Set down, exactly as they appear, the lines from the line holding "What Plotly code" through the line holding "import plotly.graph_objects as go", inclusive; output nothing outside that range.

## Records for the exercise:
-=-=-
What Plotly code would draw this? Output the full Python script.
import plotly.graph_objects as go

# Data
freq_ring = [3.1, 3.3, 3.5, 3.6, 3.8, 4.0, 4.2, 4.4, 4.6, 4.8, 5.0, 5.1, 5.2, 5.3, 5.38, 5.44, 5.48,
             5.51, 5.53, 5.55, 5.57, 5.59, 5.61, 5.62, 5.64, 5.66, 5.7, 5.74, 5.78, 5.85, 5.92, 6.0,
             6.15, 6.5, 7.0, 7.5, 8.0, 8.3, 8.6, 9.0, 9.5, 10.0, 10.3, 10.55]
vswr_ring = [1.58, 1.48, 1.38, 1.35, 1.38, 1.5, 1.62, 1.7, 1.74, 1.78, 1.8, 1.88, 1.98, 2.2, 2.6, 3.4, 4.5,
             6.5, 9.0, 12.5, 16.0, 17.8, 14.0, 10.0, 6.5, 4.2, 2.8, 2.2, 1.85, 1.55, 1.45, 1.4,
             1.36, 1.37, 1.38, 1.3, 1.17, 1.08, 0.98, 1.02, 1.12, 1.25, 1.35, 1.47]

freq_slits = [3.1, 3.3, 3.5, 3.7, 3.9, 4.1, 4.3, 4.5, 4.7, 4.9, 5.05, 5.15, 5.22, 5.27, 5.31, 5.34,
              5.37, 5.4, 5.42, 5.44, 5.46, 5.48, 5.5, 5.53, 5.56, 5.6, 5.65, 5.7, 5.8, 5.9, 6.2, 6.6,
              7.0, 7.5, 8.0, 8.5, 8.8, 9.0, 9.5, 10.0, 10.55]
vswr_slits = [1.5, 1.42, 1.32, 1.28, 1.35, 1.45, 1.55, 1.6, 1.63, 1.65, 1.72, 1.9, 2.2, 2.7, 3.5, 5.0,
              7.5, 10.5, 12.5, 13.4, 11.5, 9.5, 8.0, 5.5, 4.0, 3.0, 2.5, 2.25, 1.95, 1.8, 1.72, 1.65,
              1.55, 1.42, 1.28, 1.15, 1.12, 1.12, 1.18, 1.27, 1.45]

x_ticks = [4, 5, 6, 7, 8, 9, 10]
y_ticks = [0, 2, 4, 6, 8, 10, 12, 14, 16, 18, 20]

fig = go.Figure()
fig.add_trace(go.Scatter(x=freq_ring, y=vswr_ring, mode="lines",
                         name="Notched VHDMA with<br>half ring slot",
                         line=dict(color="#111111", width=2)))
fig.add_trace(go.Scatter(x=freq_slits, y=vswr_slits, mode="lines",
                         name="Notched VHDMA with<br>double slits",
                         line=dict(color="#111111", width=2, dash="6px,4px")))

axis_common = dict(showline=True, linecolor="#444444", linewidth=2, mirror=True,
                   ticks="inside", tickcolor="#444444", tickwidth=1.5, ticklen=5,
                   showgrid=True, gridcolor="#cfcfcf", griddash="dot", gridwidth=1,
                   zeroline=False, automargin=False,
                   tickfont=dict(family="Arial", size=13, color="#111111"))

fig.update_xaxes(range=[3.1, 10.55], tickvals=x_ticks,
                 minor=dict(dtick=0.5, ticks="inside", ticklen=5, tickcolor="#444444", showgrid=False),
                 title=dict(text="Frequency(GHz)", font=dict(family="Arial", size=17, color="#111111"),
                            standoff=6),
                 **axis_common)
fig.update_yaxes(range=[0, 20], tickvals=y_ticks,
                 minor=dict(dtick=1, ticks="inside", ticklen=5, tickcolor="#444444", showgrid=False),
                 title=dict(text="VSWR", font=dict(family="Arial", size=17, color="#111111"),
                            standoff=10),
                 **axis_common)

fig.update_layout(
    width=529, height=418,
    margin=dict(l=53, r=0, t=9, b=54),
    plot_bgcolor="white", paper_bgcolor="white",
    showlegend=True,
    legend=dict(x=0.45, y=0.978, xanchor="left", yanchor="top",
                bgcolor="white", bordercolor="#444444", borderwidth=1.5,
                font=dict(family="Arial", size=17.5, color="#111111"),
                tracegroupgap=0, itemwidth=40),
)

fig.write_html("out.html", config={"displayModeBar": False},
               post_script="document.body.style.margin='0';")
-=-=-
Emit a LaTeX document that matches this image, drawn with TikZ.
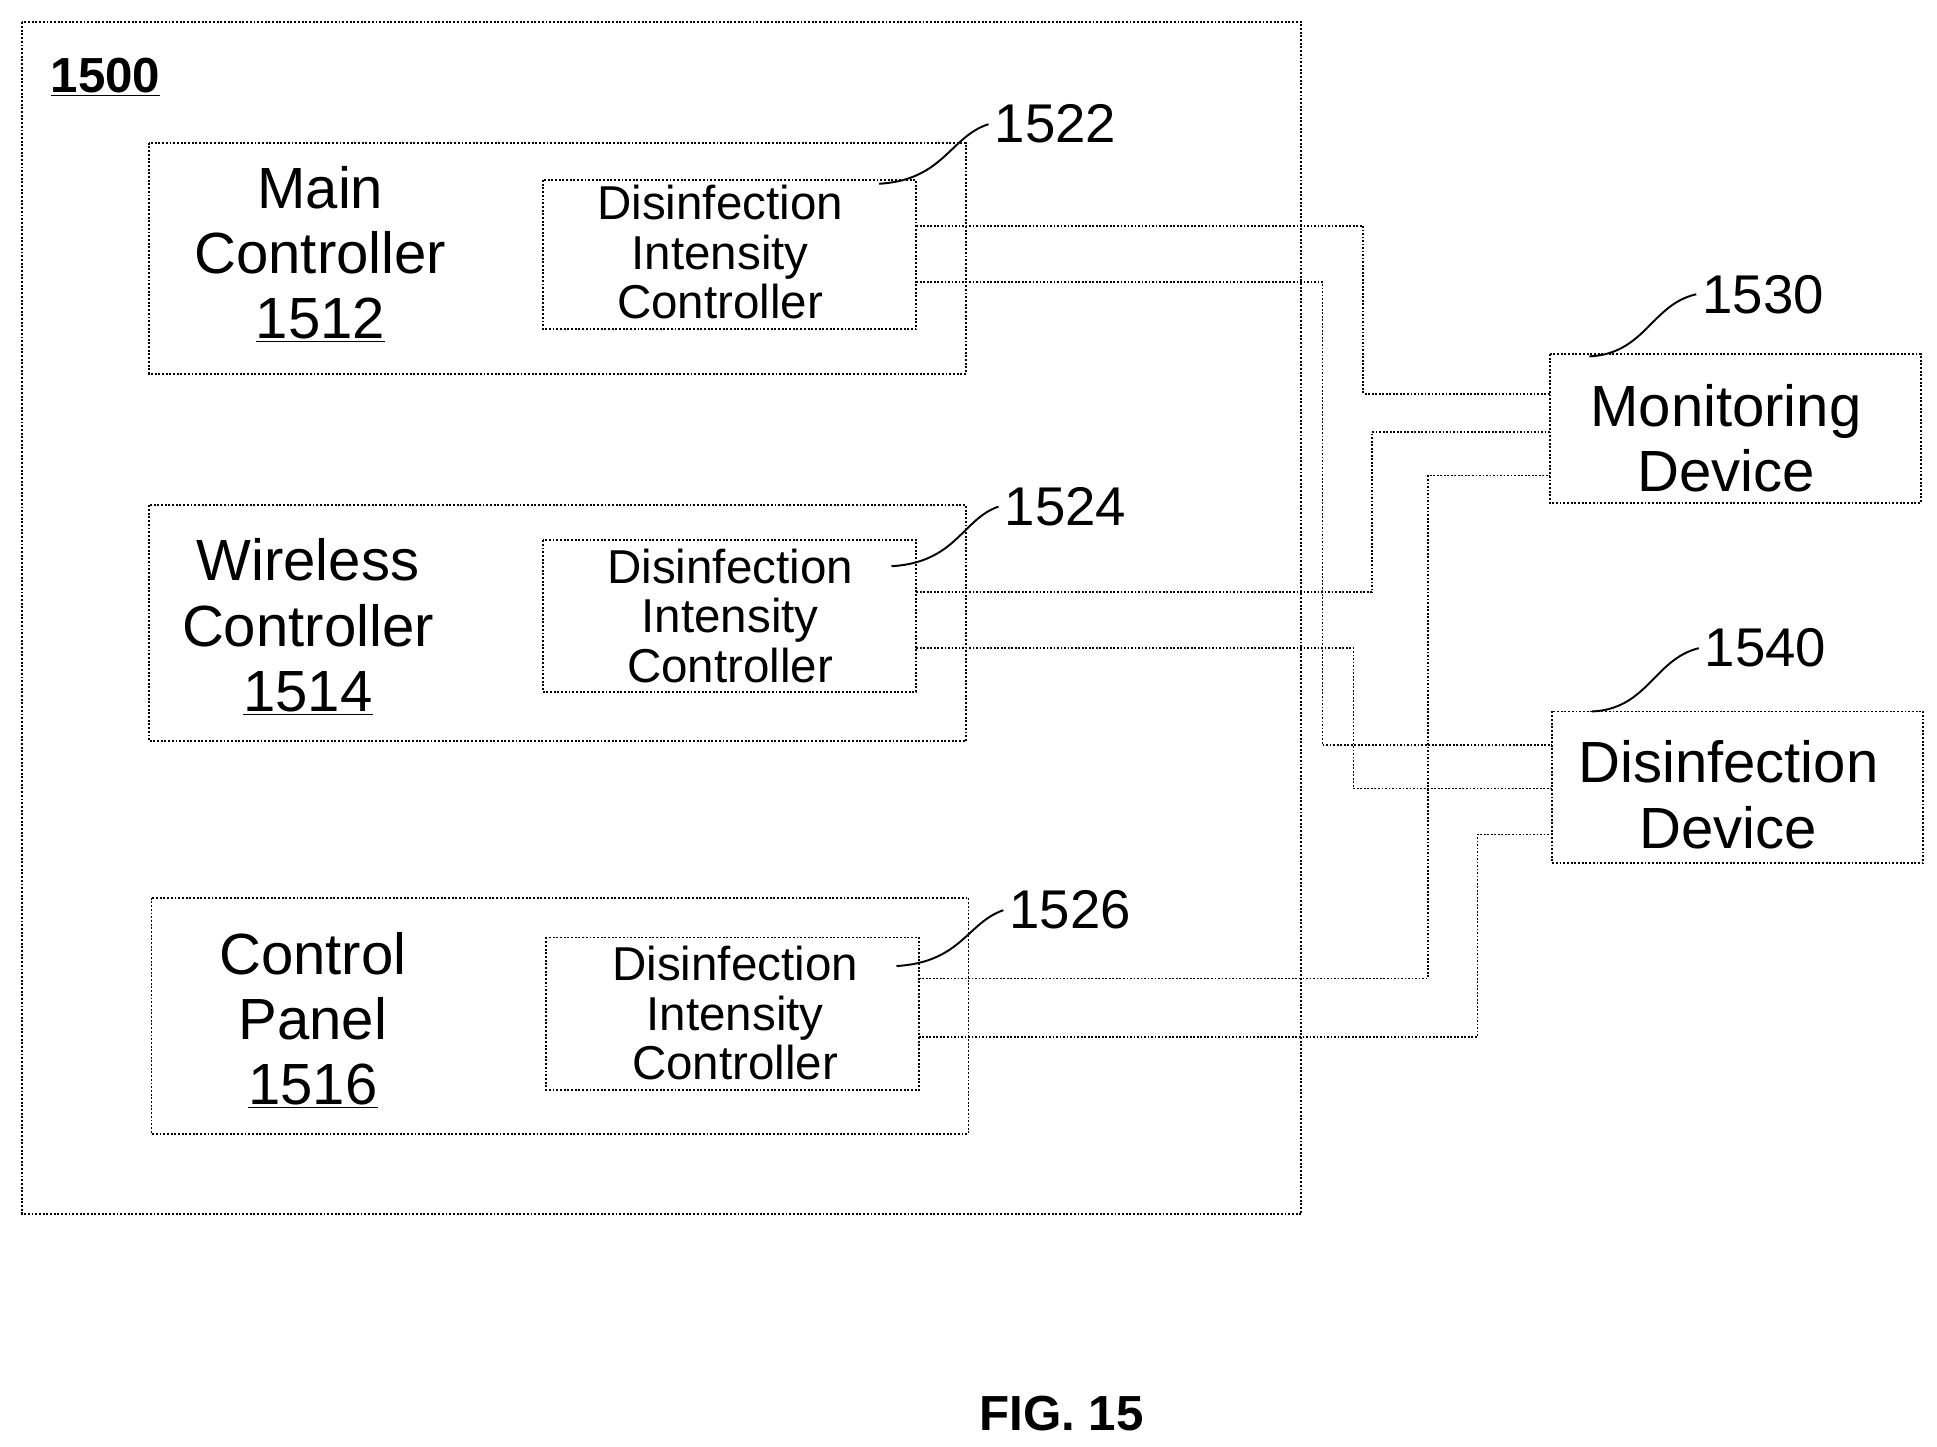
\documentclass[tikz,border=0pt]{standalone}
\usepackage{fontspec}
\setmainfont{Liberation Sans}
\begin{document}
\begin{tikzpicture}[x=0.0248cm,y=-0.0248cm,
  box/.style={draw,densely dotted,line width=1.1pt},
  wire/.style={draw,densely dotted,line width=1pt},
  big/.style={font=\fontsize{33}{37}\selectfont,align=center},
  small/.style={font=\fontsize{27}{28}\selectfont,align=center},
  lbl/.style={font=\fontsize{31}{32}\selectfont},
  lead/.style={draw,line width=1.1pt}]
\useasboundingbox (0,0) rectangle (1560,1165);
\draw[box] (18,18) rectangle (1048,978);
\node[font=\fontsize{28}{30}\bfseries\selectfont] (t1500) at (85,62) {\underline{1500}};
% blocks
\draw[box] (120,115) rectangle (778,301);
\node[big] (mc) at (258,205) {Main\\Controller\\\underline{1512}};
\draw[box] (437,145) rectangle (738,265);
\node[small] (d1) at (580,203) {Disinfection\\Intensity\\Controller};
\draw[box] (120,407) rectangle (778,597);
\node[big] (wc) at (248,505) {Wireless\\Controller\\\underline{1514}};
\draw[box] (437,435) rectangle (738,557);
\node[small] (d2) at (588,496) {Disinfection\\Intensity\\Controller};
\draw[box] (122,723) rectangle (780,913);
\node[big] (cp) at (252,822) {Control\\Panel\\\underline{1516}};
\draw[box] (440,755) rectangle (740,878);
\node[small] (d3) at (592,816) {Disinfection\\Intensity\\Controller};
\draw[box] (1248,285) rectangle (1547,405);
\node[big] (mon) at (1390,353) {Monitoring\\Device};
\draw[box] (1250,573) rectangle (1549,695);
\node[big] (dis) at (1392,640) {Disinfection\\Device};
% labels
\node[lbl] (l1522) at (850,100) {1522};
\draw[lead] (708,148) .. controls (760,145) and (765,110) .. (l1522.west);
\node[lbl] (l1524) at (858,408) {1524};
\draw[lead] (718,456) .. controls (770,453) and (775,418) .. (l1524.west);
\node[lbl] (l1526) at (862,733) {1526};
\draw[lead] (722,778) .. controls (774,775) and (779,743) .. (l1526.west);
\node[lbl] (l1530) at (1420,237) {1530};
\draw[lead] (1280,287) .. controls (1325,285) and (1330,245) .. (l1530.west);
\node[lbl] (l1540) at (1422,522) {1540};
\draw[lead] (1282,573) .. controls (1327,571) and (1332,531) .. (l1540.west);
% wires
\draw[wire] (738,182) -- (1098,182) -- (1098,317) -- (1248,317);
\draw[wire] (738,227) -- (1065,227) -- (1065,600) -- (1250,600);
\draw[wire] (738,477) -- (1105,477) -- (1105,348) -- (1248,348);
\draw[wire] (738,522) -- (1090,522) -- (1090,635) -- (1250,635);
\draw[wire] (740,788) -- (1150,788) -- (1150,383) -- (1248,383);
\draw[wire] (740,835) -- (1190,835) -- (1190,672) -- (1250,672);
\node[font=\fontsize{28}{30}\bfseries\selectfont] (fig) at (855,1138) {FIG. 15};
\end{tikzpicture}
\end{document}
-=-=-
## Output below:
What Plotly code would draw this? Output the full Python script.
import plotly.graph_objects as go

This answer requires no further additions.